Il s'agit d'encourager les pratiques vertueuses susceptibles – nous l'espérons – de mettre fin à l'augmentation des prix et de permettre aux maires de mieux aménager leur territoire et de mieux répondre à la demande de logement. Les mesures proposées s'articulent autour de ces deux grands objectifs.

La première, l'une des plus importantes, est révélatrice du mouvement que ce texte a pour but d'impulser ; elle consiste à interdire à l'État et aux collectivités de vendre de leur foncier aux enchères, et à réaffirmer qu'ils doivent se montrer exemplaires en la matière.

L'État et les collectivités font en effet partie des acteurs du jeu spéculatif et ont leur part de responsabilité dans la hausse des prix du foncier. Pour ne pas contribuer à cette évolution néfaste, ils doivent consentir un effort et adopter des pratiques plus vertueuses dans la gestion de leur domaine.

Une autre mesure phare, dont nous espérons que l'esprit sera préservé, est la création d'organismes fonciers libres. Sans détailler plus avant le dispositif que vous avez déjà présenté, monsieur le rapporteur, je me contenterai de rappeler que les futurs OFL, directement inspirés des OFS créés par la loi pour l'accès au logement et un urbanisme rénové – ALUR – , sont pensés comme des outils permettant aux collectivités de décorréler le prix du foncier de celui de la construction pour encourager l'accession sociale à la propriété.

Il s'agit là d'une mesure dont nous sommes convaincus qu'elle va dans le bon sens et c'est pourquoi nous souhaitons vivement que l'ordonnance destinée à définir les baux adaptés aux produits proposés par les futurs OFL soit conçue en concertation avec les parlementaires, tout en étant publiée suffisamment rapidement pour que sa mise en application effective advienne dans la foulée de la promulgation du texte.

Nouveaux outils dont nous attendons aussi beaucoup, les futurs observatoires du foncier sont instaurés par l'article 3 du texte. Ils constitueront un appui solide pour les édiles, dont ils faciliteront la mission d'aménagement en leur fournissant un tableau de bord complet des informations relatives au foncier et au logement dans leur territoire. Ils devraient se montrer parfaitement adaptés pour résoudre les difficultés que les maires rencontrent dans les zones tendues pour collecter l'information.

Toujours concernant les maires, nous avons souhaité leur donner la possibilité de recourir à une expertise privée agréée pour certaines opérations. Je m'arrête quelques instants sur ce sujet qui a suscité de nombreuses discussions. La Direction de l'immobilier de l'État – DIE – a consenti d'importants efforts que nous saluons. Elle a ainsi entamé une remise à plat de son mode de fonctionnement – je pense notamment à la méthode d'élaboration des prix et à leur justification. C'est une bonne chose : de telles mesures sont de nature à offrir aux édiles une plus grande visibilité dans la réalisation de leurs projets, et donnent un exemple significatif de la transparence vers laquelle tous les acteurs doivent tendre en matière de logement.

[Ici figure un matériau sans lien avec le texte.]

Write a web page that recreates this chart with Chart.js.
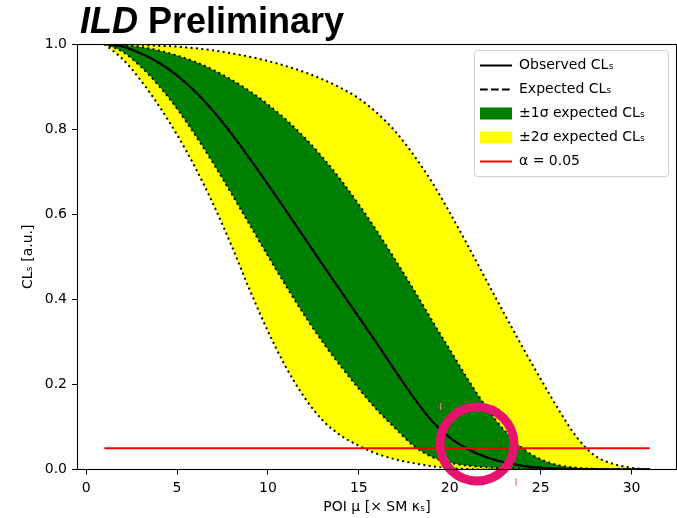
<!DOCTYPE html>
<html><head><meta charset="utf-8">
<script src="https://cdn.jsdelivr.net/npm/chart.js@4/dist/chart.umd.min.js"></script>
<style>
html,body{margin:0;padding:0;background:#fff;}
#wrap{position:relative;width:677px;height:518px;overflow:hidden;}
#title{position:absolute;left:80px;top:3px;font:bold 36px/36px "Liberation Sans",Arial,sans-serif;color:#000;white-space:nowrap;}
canvas{position:absolute;left:0;top:0;}
</style></head><body>
<div id="wrap"><canvas id="c" width="677" height="518"></canvas><div id="title"><i>ILD</i> Preliminary</div></div>
<script>
// ---- data ----
const poi = [1,2,3,4,5,6,7,8,9,10,11,12,13,14,15,16,17,18,19,20,21,22,23,24,25,26,27,28,29,30,31];
const observedCLs = [1.000,0.994,0.978,0.956,0.926,0.888,0.842,0.789,0.731,0.670,0.608,0.545,0.482,0.420,0.358,0.296,0.232,0.170,0.115,0.075,0.048,0.029,0.017,0.009,0.004,0.002,0.001,0.0004,0.0001,0,0];
const expectedCLs = [1.000,0.994,0.978,0.956,0.926,0.888,0.842,0.789,0.731,0.670,0.608,0.545,0.482,0.420,0.358,0.296,0.232,0.170,0.115,0.075,0.048,0.029,0.017,0.009,0.004,0.002,0.001,0.0004,0.0001,0,0];
const plus1Sigma = [1.000,0.998,0.993,0.985,0.973,0.958,0.939,0.916,0.889,0.858,0.822,0.781,0.734,0.681,0.623,0.560,0.493,0.424,0.352,0.282,0.212,0.147,0.092,0.050,0.024,0.010,0.004,0.0015,0.0005,0.0001,0];
const minus1Sigma = [1.000,0.982,0.947,0.902,0.848,0.786,0.719,0.648,0.575,0.502,0.431,0.363,0.300,0.243,0.190,0.140,0.097,0.056,0.030,0.016,0.009,0.005,0.003,0.0015,0.0007,0.0003,0.0001,0,0,0,0];
const plus2Sigma = [1.000,0.999,0.998,0.996,0.994,0.990,0.985,0.978,0.970,0.960,0.948,0.934,0.917,0.897,0.872,0.838,0.795,0.740,0.677,0.604,0.526,0.446,0.366,0.288,0.213,0.140,0.075,0.032,0.013,0.004,0];
const minus2Sigma = [1.000,0.965,0.915,0.855,0.787,0.710,0.623,0.526,0.422,0.325,0.240,0.170,0.116,0.080,0.056,0.037,0.024,0.015,0.008,0.003,0.001,0,0,0,0,0,0,0,0,0,0];
const alphaX = [1, 31];
const alphaY = [0.05, 0.05];
const circleX = [21.5];
const circleY = [0.06];
const markX = [19.5, 23.65];
const markYTop = [0.156, -0.020];
const markYBottom = [0.140, -0.038];
const xTicks = [0,5,10,15,20,25,30];
const yTicks = [0,0.2,0.4,0.6,0.8,1.0];
const legendTexts = ['Observed CLₛ','Expected CLₛ','±1σ expected CLₛ','±2σ expected CLₛ','α = 0.05'];

const toXY = (xs, ys) => xs.map((x, i) => ({x: x, y: ys[i]}));
// short vertical mark segments, separated by a gap (null) so they are not joined
const markData = [];
markX.forEach((x, i) => {
  if (i > 0) markData.push({x: x, y: null});
  markData.push({x: x, y: markYTop[i]}, {x: x, y: markYBottom[i]});
});

Chart.defaults.font.family = "'DejaVu Sans', sans-serif";
Chart.defaults.font.size = 14;
Chart.defaults.color = '#000';

const dotted = {borderColor:'#000', borderWidth:2, borderDash:[2,3.4], borderCapStyle:'butt', pointRadius:0, cubicInterpolationMode:'monotone'};

const legendItems = [
  {text: legendTexts[0], pointStyle:'line', strokeStyle:'#000', fillStyle:'#000', lineWidth:2, lineDash:[], hidden:false, datasetIndex:3},
  {text: legendTexts[1], pointStyle:'line', strokeStyle:'#000', fillStyle:'#000', lineWidth:2, lineDash:[7.7,3.3], hidden:false, datasetIndex:4},
  {text: legendTexts[2], pointStyle:'rect', strokeStyle:'#008000', fillStyle:'#008000', lineWidth:0, lineDash:[], hidden:false, datasetIndex:5},
  {text: legendTexts[3], pointStyle:'rect', strokeStyle:'#ffff00', fillStyle:'#ffff00', lineWidth:0, lineDash:[], hidden:false, datasetIndex:7},
  {text: legendTexts[4], pointStyle:'line', strokeStyle:'#ff0000', fillStyle:'#ff0000', lineWidth:2, lineDash:[], hidden:false, datasetIndex:2}
];

const framePlugin = {
  id: 'frame',
  afterLayout(chart) {
    const lg = chart.legend, ca = chart.chartArea;
    if (!lg) return;
    lg.left = ca.right - 207; lg.right = ca.right;
    lg.top = ca.top + 4.5; lg.bottom = ca.top + 150;
    lg.width = lg.right - lg.left; lg.height = lg.bottom - lg.top;
  },
  beforeDraw(chart) {
    const ctx = chart.ctx, ca = chart.chartArea;
    ctx.save();
    const x0 = ca.right - 203, y0 = ca.top + 6;
    ctx.beginPath();
    ctx.roundRect(x0 + 0.5, y0 + 0.5, 194, 126, 3);
    ctx.fillStyle = 'rgba(255,255,255,0.8)'; ctx.fill();
    ctx.strokeStyle = '#d0d0d0'; ctx.lineWidth = 1; ctx.stroke();
    ctx.restore();
  },
  afterDatasetsDraw(chart) {
    const ctx = chart.ctx, ca = chart.chartArea;
    ctx.save();
    ctx.strokeStyle = '#000'; ctx.lineWidth = 1.1;
    ctx.strokeRect(ca.left + 0.5, ca.top + 0.5, ca.right - ca.left - 1, Math.floor(ca.bottom) - ca.top);
    ctx.restore();
  }
};

new Chart(document.getElementById('c'), {
  type: 'line',
  data: {
    datasets: [
      {label:'circle', data: toXY(circleX, circleY), showLine:false, pointRadius:37, pointHoverRadius:37, pointBorderWidth:9, pointBorderColor:'#e8136e', pointBackgroundColor:'rgba(0,0,0,0)', clip:false},
      {label:'marks', data: markData, showLine:true, spanGaps:false, borderColor:'#f06aa0', borderWidth:1.2, pointRadius:0, clip:false},
      {label: legendTexts[4], data: toXY(alphaX, alphaY), borderColor:'#ff0000', borderWidth:2, pointRadius:0},
      {label: legendTexts[0], data: toXY(poi, observedCLs), borderColor:'#000', borderWidth:2, pointRadius:0, cubicInterpolationMode:'monotone'},
      {label: legendTexts[1], data: toXY(poi, expectedCLs), borderColor:'#000', borderWidth:2, borderDash:[7.7,3.3], pointRadius:0, cubicInterpolationMode:'monotone'},
      Object.assign({label: legendTexts[2], data: toXY(poi, plus1Sigma), fill:'+1', backgroundColor:'#008000'}, dotted),
      Object.assign({label: '-1σ', data: toXY(poi, minus1Sigma), fill:false}, dotted),
      Object.assign({label: legendTexts[3], data: toXY(poi, plus2Sigma), fill:'+1', backgroundColor:'#ffff00'}, dotted),
      Object.assign({label: '-2σ', data: toXY(poi, minus2Sigma), fill:false}, dotted)
    ]
  },
  options: {
    responsive: false,
    animation: false,
    events: [],
    layout: {autoPadding: false, padding: {top:44, right:0, bottom:0, left:0}},
    plugins: {
      filler: {drawTime: 'beforeDatasetsDraw'},
      tooltip: {enabled:false},
      title: {display:false},
      legend: {
        position: 'chartArea',
        fullSize: false,
        align: 'start',
        labels: {
          usePointStyle: true, pointStyleWidth: 32, boxHeight: 12, padding: 10, color:'#000',
          font: {size:14},
          generateLabels: () => legendItems
        }
      }
    },
    scales: {
      x: {
        type: 'linear', min: -0.5, max: 32.5,
        afterBuildTicks: s => { s.ticks = xTicks.map(v => ({value: v})); },
        afterFit: s => { s.height = 48.5; },
        ticks: {color:'#000', padding:5, font:{size:14}, callback: v => String(v)},
        grid: {drawOnChartArea:false, drawTicks:true, tickLength:5, tickColor:'#000', color:'#000'},
        border: {display:true, color:'#000', width:1},
        title: {display:true, text:'POI μ [× SM κₛ]', color:'#000', font:{size:14}, padding:{top:0, bottom:2}}
      },
      y: {
        type: 'linear', min: 0, max: 1,
        afterBuildTicks: s => { s.ticks = yTicks.map(v => ({value: v})); },
        afterFit: s => { s.width = 77; },
        ticks: {color:'#000', padding:5, font:{size:14}, callback: v => Number(v).toFixed(1)},
        grid: {drawOnChartArea:false, drawTicks:true, tickLength:5, tickColor:'#000', color:'#000'},
        border: {display:true, color:'#000', width:1},
        title: {display:true, text:'CLₛ [a.u.]', color:'#000', font:{size:14}, padding:{top:20, bottom:0}}
      }
    }
  },
  plugins: [framePlugin]
});
</script>
</body></html>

Il n'est toutefois pas interdit de s'interroger sur le recours hiérarchique dont nous allons examiner le principe au cours de la discussion. Cette nouvelle voie de recours ne va-t-elle pas complexifier, là où nous voulions simplifier ? Par ailleurs, comment imaginer que le recours auprès d'une autre instance interne à la DIE aboutisse à une décision désavouant celle déjà rendue par la DIE elle-même ? Ce sont là de vraies interrogations qui, je l'espère, trouveront une réponse lors de nos discussions.

La transparence, que j'évoquais à l'instant, inspire également la dernière mesure proposée par ce texte : l'obligation de dresser un compte rendu annuel de la construction de logements. Présenté en conseil municipal, ce point d'étape servira à la fois aux citoyens, à qui il offrira une vue d'ensemble des projets passés, en cours et à venir sur la commune, et aux élus, qui pourront ainsi évaluer leurs propres avancées par rapport aux objectifs qu'ils se sont fixés.

Nouveaux outils, pratiques vertueuses, transparence : autant de mots d'ordre qui ont guidé la construction de ce texte, dont nous espérons qu'il créera une émulation nouvelle au sein du secteur du foncier. Je dis « émulation » car il s'agit bien de produire un effet d'entraînement parmi les acteurs, de les responsabiliser et de poser la question des conséquences de leur attitude sur les prix du foncier et donc du logement.

Mais il s'agit aussi de donner, notamment aux élus, les moyens de s'adapter à cette évolution et d'en atténuer les effets néfastes. Cette double volonté d'encouragement et d'accompagnement doit permettre d'aboutir à un équilibre et de ne pas laisser le jeu spéculatif l'emporter dans la détermination des prix du logement. Il est impératif que nous puissions oeuvrer tous ensemble en ce sens.